The Clinton team went out of its way to ensure a warm Washington reception for the man they helped put in office. Many cited Clinton's quest to salvage his presidential legacy as the motivation for his determined focus on Middle East peacemaking. And although Barak's visit was overshadowed by the tragic disappearance of a plane piloted by John F. Kennedy Jr. off Martha's Vineyard, both leaders appeared extremely relaxed together.

With plans for peace in hand, Barak hoped to secure American approval for his proposed steps to reach a comprehensive peace "between Israel and all its Arab neighbors," while asking the US to assume a reduced role in future talks. "As Israel again walks bravely down the path of peace, America will walk with you," Clinton assured Barak, who responded: "I am determined to bring about change and renewal... [and] to inject new momentum into the peace process."
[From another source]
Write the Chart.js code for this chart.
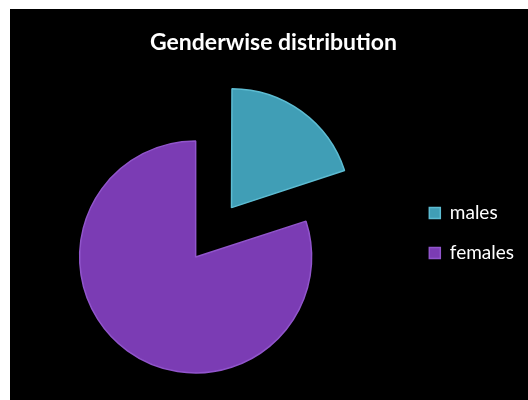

The two leaders met at length on several occasions, with Barak using detailed maps he had brought along to outline his ideas for reshaping the region. Barak aides indicated he was eager to present his ideas personally to Clinton in order to arrive at a joint strategy for advancing the peace process. Barak reportedly hopes that U.S. policy will be dictated by the president to his administration officials, and not vice versa. He also wants the US to step back to some extent from direct involvement in the peace process. Clinton nodded agreement as Barak pointed out "the US can contribute to the process more as a facilitator than as a kind of policemen, judge, and arbitrator all at the same time."

A White House source said the US is inclined to accept Barak's ideas about modifying the Wye implementation schedule, in the absence of an outright Palestinian rejection of the suggestion. At a joint press conference, Barak repeated his stand that, while Israel abides by international agreements, he nonetheless sees "a need to combine the implementation of Wye with moving forward with the final-status agreements."

He also made it clear the return of Palestinian refugees to the areas they left when Israel became a state was unacceptable; they should be helped to resettle in the surrounding Arab countries where they have lived for decades.

Barak conceded Israel would probably have to relinquish the strategic Golan Heights in exchange for a full peace with Syria, and expressed hopes to meet with President Assad in the near future. Clinton congratulated Barak for his efforts to "widen the circle of peace," and encouraged Assad to take advantage of this "golden opportunity.

Barak concluded his first journey into diplomacy by voicing hope for breakthroughs with both the Palestinians and Syrians "within 15 months," a time frame obviously geared to Clinton's remaining term in office. As a result, Israeli commentators worried Barak had unnecessarily restricted himself and revealed his hand too much to the Arabs.